What is Going on With Gold?

Exactly what has always gone on with gold. It is a commodity. It is extremely volatile. It has always been like this!

As of right now, gold is down 3.46% today, but it is also way down from its all time high. It is too bad a lot of investors are surprised by the sharp drop in gold. Historically it is much riskier than the stock market. I imagine unsuspecting families have lost a lot of money thinking they were going into a safe investment. Most other precious metals, such as silver, are down just as much if not more than gold.

What is the benefit of gold in a portfolio?

Very little. Actually, none. It is extremely volatile. Its returns are expected to average to inflation — although as I wrote before, it is a poor inflation hedge. Some financial advisors believe it is a good diversifier. They are wrong. It may be uncorrelated with stocks, but it is so volatile that it still increases portfolio volatility rather than reduces it.

So why have it in your portfolio? The answer is….you don’t. I don’t use it, and you shouldn’t either. It had a good run since 2000, but all sorts of investments that you shouldn’t own could have a good run for a decade.

The long term perspective for inheritors

Often times inheritors with a very long term investment perspective wonder whether gold should be in their portfolio. Does the long term perspective of an inheritor make gold more or less appealing than it would be to other investors? If anything, it makes gold less appealing. There is extensive data, even going back to the Roman Empire, showing that gold has returns that roughly equate to inflation. This is what you would logically expect. Gold doesn’t innovate or grown like a company or the economy, but it holds its value over the centuries (although over the short term it can be all over the place).

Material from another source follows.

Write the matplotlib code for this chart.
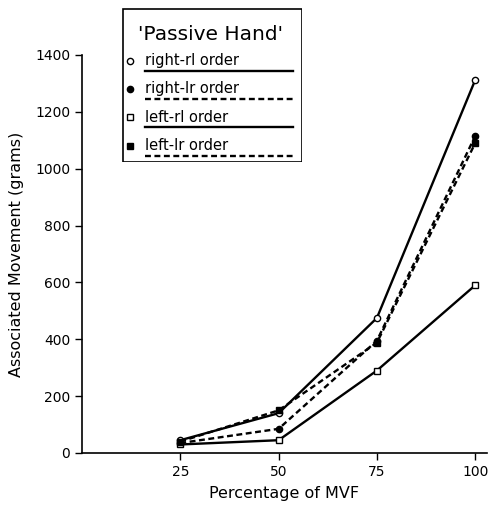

For an investor that is looking at a time horizon of 100 years or more, why would they ever be satisfied with returns that are expected to just meet inflation? You could have invested in the US stock market at the absolute high of 1929, just prior to the Great Depression, and you would still have returns far above inflation 80 years later. I would expect that over a 100 year time period, the worst possible performance in stocks will still beat the best possible performance in gold.